A “Living” or Revocable Trust
A revocable living trust is a common method many people use to avoid probate in Maryland and in other states. The “living” part means that it needs to be established while you are alive and that you have control over your assets during your life. However, by transferring your assets to the living trust and then naming a successor trustee, these assets usually pass outside of probate. A trust is not for everyone—they do cost more than a Will, and for someone with few assets setting up the trust may actually cost more than your family would pay for probate. Also, a typical living trust does nothing to reduce the amount of estate taxes you might have to pay—you will need to use separate strategies for that. However, for some people—people owning property in more than one state for example, or people with children by a prior relationship—a Revocable Trust can be an excellent estate planning tool.

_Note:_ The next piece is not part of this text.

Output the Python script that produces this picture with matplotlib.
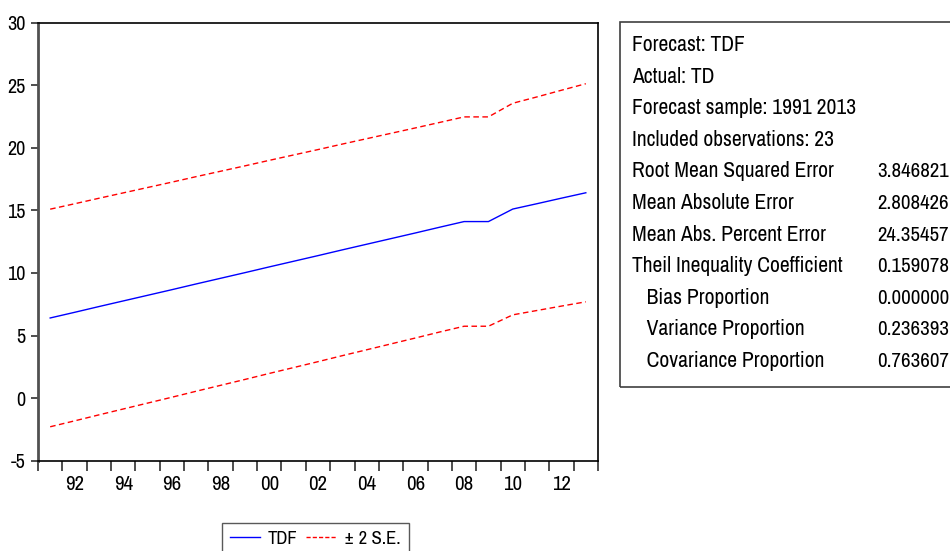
import matplotlib
matplotlib.use("Agg")
import matplotlib.pyplot as plt
from matplotlib import font_manager
from matplotlib.lines import Line2D
from matplotlib.patches import Rectangle

# Forecast data (TDF, +/- 2 S.E. band), annual 1991-2013
years = list(range(1991, 2014))
tdf = [6.40, 6.85, 7.31, 7.76, 8.21, 8.66, 9.12, 9.57, 10.02, 10.48, 10.93, 11.38,
       11.84, 12.29, 12.74, 13.19, 13.65, 14.10, 14.10, 15.10, 15.53, 15.97, 16.40]
upper = [15.09, 15.52, 15.96, 16.39, 16.82, 17.25, 17.69, 18.12, 18.55, 18.99, 19.42, 19.85,
         20.29, 20.72, 21.15, 21.58, 22.02, 22.46, 22.46, 23.55, 24.06, 24.59, 25.11]
lower = [-2.29, -1.82, -1.34, -0.87, -0.40, 0.07, 0.55, 1.02, 1.49, 1.97, 2.44, 2.91,
         3.39, 3.86, 4.33, 4.80, 5.28, 5.74, 5.74, 6.65, 7.00, 7.35, 7.69]

label_years = [1992, 1994, 1996, 1998, 2000, 2002, 2004, 2006, 2008, 2010, 2012]
y_ticks = [-5, 0, 5, 10, 15, 20, 25, 30]

stat_labels = ["Root Mean Squared Error", "Mean Absolute Error", "Mean Abs. Percent Error",
               "Theil Inequality Coefficient", "   Bias Proportion", "   Variance Proportion",
               "   Covariance Proportion"]
stat_values = ["3.846821", "2.808426", "24.35457", "0.159078", "0.000000", "0.236393", "0.763607"]
header_lines = ["Forecast: TDF", "Actual: TD", "Forecast sample: 1991 2013", "Included observations: 23"]

# EViews output uses an Arial Narrow look; Archivo Narrow is the closest installed
names = {f.name for f in font_manager.fontManager.ttflist}
FONT = "Archivo Narrow" if "Archivo Narrow" in names else "Liberation Sans"
plt.rcParams["font.family"] = [FONT, "DejaVu Sans"]

W, H = 950, 551
fig = plt.figure(figsize=(W / 100, H / 100), dpi=100)
ax = fig.add_axes([38 / W, 1 - 460.7 / H, (598 - 38) / W, (460.7 - 22.5) / H])

# observations are centred inside each year
xs = [y + 0.5 for y in years]
ax.plot(xs, tdf, color="#0000ff", lw=1.0)
ax.plot(xs, upper, color="#ff0000", lw=1.0, ls=(0, (4, 2.5)))
ax.plot(xs, lower, color="#ff0000", lw=1.0, ls=(0, (4, 2.5)))

ax.set_xlim(1991, 2014)
ax.set_ylim(-5, 30)
ax.set_yticks(y_ticks)
ax.set_yticklabels([str(v) for v in y_ticks], fontsize=14.5)
ax.set_xticks([y + 0.5 for y in label_years])
ax.set_xticklabels([str(y)[2:] for y in label_years], fontsize=15)
ax.set_xticks(list(range(1991, 2015)), minor=True)
ax.tick_params(axis="x", which="major", length=0, pad=10)
ax.tick_params(axis="x", which="minor", length=7, width=1.2, color="#303030", direction="out")
ax.tick_params(axis="y", length=5, width=1.2, color="#303030", direction="out", pad=4)

for side in ["top", "right", "bottom"]:
    ax.spines[side].set_linewidth(1.2)
    ax.spines[side].set_color("black")
ax.spines["left"].set_linewidth(2.0)
ax.spines["left"].set_color("#505050")

# legend below the plot
handles = [Line2D([], [], color="#0000ff", lw=1.0),
           Line2D([], [], color="#ff0000", lw=1.0, ls=(0, (3, 1.5)))]
leg = fig.legend(handles, ["TDF", "± 2 S.E."], loc="upper left",
                 bbox_to_anchor=(222 / W, 1 - 523 / H), ncol=2, fontsize=13.5,
                 frameon=True, fancybox=False, handlelength=1.6, handletextpad=0.45,
                 columnspacing=0.45, borderpad=0.4, borderaxespad=0)
leg.get_frame().set_edgecolor("#303030")
leg.get_frame().set_linewidth(1.0)

# statistics box
fig.patches.append(Rectangle((620 / W, 1 - 387 / H), (W + 10 - 620) / W, (387 - 22) / H,
                             transform=fig.transFigure, fill=False,
                             edgecolor="#404040", lw=1.2))
lines = header_lines + stat_labels
for i, txt in enumerate(lines):
    yb = 1 - (51 + 31.6 * i) / H
    fig.text(632 / W, yb, txt, fontsize=15.5, va="baseline", ha="left")
for i, val in enumerate(stat_values):
    yb = 1 - (51 + 31.6 * (i + len(header_lines))) / H
    fig.text(877 / W, yb, val, fontsize=15, va="baseline", ha="left")

fig.savefig("out.png", dpi=100)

Moving Forward With Avoiding Probate
It’s important to consult with your Maryland estate attorney before you make any moves to avoid probate. Keep in mind that setting up a trust or naming beneficiaries for your policies doesn’t mean that you no longer need a Will—there are sometimes assets that you obtain afterwards or that are payable to your estate.
It is also important to have a durable power of attorney so that a trusted person has access to your money during your life in case you are unable to take care of yourself. An estate planning attorney can make sure that all of your estate planning documents agree with each other, as inconsistency may lead to confusion and cause your heirs to sue each other, or your estate, over inheritance they think they deserve. Sometimes people who try to do complicated estate planning by themselves cause a bigger problem than probate would have. The cost of hiring an experienced estate planning attorney can save a lot of money in the long run.